In a statement issued to investors this morning, Kier said the deal closed yesterday and would “accelerate” its plans to grow in the infrastructure sector, particularly in roads.
The combined company has a £9.3bn order book and a leading market share in the UK highways sector.
Kier chief executive Haydn Mursell (pictured, left) said: “The successful acquisition of Mouchel now positions Kier as a sector leader in the growing UK highways maintenance and management market.
“In particular, the acquisition enables the Group to capitalise on £17 billion of investment in the strategic road network to be delivered through Highways England over the next five years.”
Kier completed a £340m rights issue to finance the acquisition earlier this month.
Speaking to Building at the time of the announcement in April, both Mursell, and Mouchel chief executive Grant Rumbles (pictured, right), said the deal broke the mould by combining heavyweight contracting and consulting expertise.
Mursell said he was “very excited about getting consultancy into the Kier fold”, while Rumbles said they had struck a “different kind of deal”.
Rumbles said: “A lot of merger and acquisition activity has been about adding on more of the same [contracting to contracting, or consulting to consulting].
“The nice thing about this deal is Kier is adding in our asset advice and high level consulting and I think the market has been looking for that.”
Kier and Mouchel have said that once their road contracts were pooled together, the combined firm manages around a third of the UK’s road network.
Speaking in April, both Mursell and Rumbles insisted there would be “very few” job losses as a result of the deal. Rumbles argued the deal was about “creation of jobs, not job losses”, with job losses restricted mainly to duplicated “corporate functions”, including “my job, and my CFO”.
Rumbles said he would step down when the transaction closed, but would be “available to Haydn and the Kier team” if help was needed after that on strategy.
The deal is the culmination of a remarkable turnaround in Mouchel’s fortunes over the past four years.

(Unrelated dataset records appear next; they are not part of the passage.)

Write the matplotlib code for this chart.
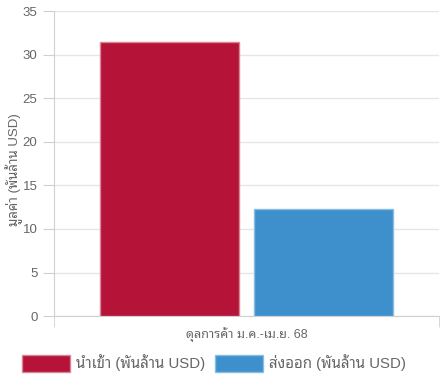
import numpy as np
from matplotlib import pyplot as plt
from matplotlib.patches import Patch

plt.rcParams['font.family'] = ['Liberation Sans', 'Noto Sans Thai Looped', 'DejaVu Sans']

category = 'ดุลการค้า ม.ค.-เม.ย. 68'
series = ['นำเข้า (พันล้าน USD)', 'ส่งออก (พันล้าน USD)']
values = [31.5, 12.3]
colors = ['#b51337', '#3d90cc']
edges = ['#d98395', '#8bbde2']

fig = plt.figure(figsize=(4.4, 3.85), dpi=100)
ax = fig.add_axes([0.123, 0.179, 0.875, 0.792])

slot = 0.8 / 2
for i, (v, c, e) in enumerate(zip(values, colors, edges)):
    x = -0.4 + slot * (i + 0.5)
    ax.bar(x, v, width=slot * 0.9, color=c, edgecolor=e, linewidth=1, zorder=3)

ax.set_xlim(-0.5, 0.5)
ax.set_ylim(0, 35)
ax.set_yticks(np.arange(0, 36, 5))
ax.set_xticks([0])
ax.set_xticklabels([category])
ax.set_xticks([-0.5, 0.5], minor=True)
ax.grid(axis='y', color='#e6e6e6', linewidth=1, zorder=0)
for s in ['top', 'right']:
    ax.spines[s].set_visible(False)
ax.spines['left'].set_color('#d0d0d0')
ax.spines['bottom'].set_color('#d0d0d0')
ax.tick_params(axis='y', colors='#d0d0d0', labelcolor='#666666', labelsize=9.5, length=8, pad=4)
ax.tick_params(axis='x', which='major', length=0, labelcolor='#666666', labelsize=9, pad=8)
ax.tick_params(axis='x', which='minor', length=8, color='#d0d0d0')
ax.set_ylabel('มูลค่า (พันล้าน USD)', color='#666666', fontsize=9.5)
ax.yaxis.set_label_coords(-0.082, 0.48)

handles = [Patch(facecolor=c, edgecolor=e, label=s) for s, c, e in zip(series, colors, edges)]
fig.legend(handles=handles, loc='lower center', bbox_to_anchor=(0.487, 0.0), ncol=2,
           frameon=False, fontsize=10.8, handlelength=3.2, handleheight=1.3,
           handletextpad=0.4, labelcolor='#666666', columnspacing=0.65)

fig.savefig('out.png', dpi=100)
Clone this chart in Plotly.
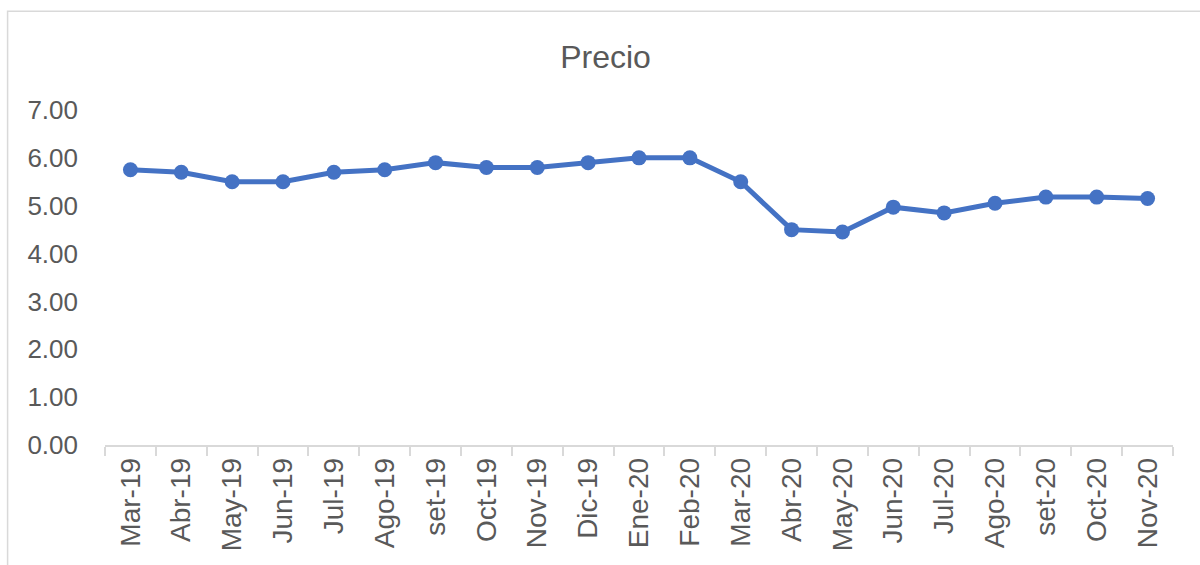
import plotly.graph_objects as go

months = ["Mar-19", "Abr-19", "May-19", "Jun-19", "Jul-19", "Ago-19", "set-19",
          "Oct-19", "Nov-19", "Dic-19", "Ene-20", "Feb-20", "Mar-20", "Abr-20",
          "May-20", "Jun-20", "Jul-20", "Ago-20", "set-20", "Oct-20", "Nov-20"]
precio = [5.75, 5.70, 5.50, 5.50, 5.70, 5.75, 5.90,
          5.80, 5.80, 5.90, 6.00, 6.00, 5.50, 4.50,
          4.45, 4.97, 4.85, 5.05, 5.18, 5.18, 5.15]
y_ticks = [0, 1, 2, 3, 4, 5, 6, 7]

W, H = 1200, 565
L, R, T, B = 104.5, 26.5, 110, 119.5
pw, ph = W - L - R, H - T - B

def px_x(p):
    return (p - L) / pw

def px_y(p):
    return (H - B - p) / ph

fig = go.Figure()
fig.add_trace(go.Scatter(
    x=months, y=precio, mode="lines+markers",
    line=dict(color="#4472C4", width=5),
    marker=dict(color="#4472C4", size=15),
    showlegend=False,
))

fig.update_layout(
    width=W, height=H,
    margin=dict(l=L, r=R, t=T, b=B),
    paper_bgcolor="white", plot_bgcolor="white",
    font=dict(family="Liberation Sans, Arial, sans-serif", color="#595959"),
    title=dict(text="Precio", x=605.5 / W, xanchor="center",
               y=1 - 57 / H, yanchor="middle",
               font=dict(size=32, color="#595959", family="Liberation Sans, Arial, sans-serif")),
    xaxis=dict(
        type="category", range=[-0.5, len(months) - 0.5],
        tickangle=-90, ticks="outside", tickson="boundaries",
        ticklen=9, tickcolor="#d9d9d9", tickwidth=1.5,
        showline=True, linecolor="#d9d9d9", linewidth=1.5,
        showgrid=False, zeroline=False,
        tickfont=dict(size=28, color="#595959"),
    ),
    yaxis=dict(
        range=[0, 7], tickvals=y_ticks, tickformat=".2f",
        showgrid=False, zeroline=False, showline=False,
        ticks="", ticklabelstandoff=26,
        tickfont=dict(size=26, color="#595959"),
    ),
    shapes=[dict(
        type="rect", xref="paper", yref="paper",
        x0=px_x(7), x1=px_x(1210), y0=px_y(580), y1=px_y(11),
        line=dict(color="#d9d9d9", width=1.5), fillcolor="rgba(0,0,0,0)",
        layer="below",
    )],
)

fig.write_html("out.html", config={"displayModeBar": False},
               post_script="document.body.style.margin='0';")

Mouchel was forced to delist from the London stock exchange, restructure and sell up to its banks in 2012 following a run of bad financial news the previous year, including an £8.5m blackhole uncovered in its accounts, which prompted the-then chief executive Richard Cuthbert to step down and make way for Grant Rumbles in October 2011.
Rumbles has led a transformation in the company’s fortunes, with the firm posting £16.5m pre-tax profit on £616.6m revenue in its latest financial results for the year to September 2014.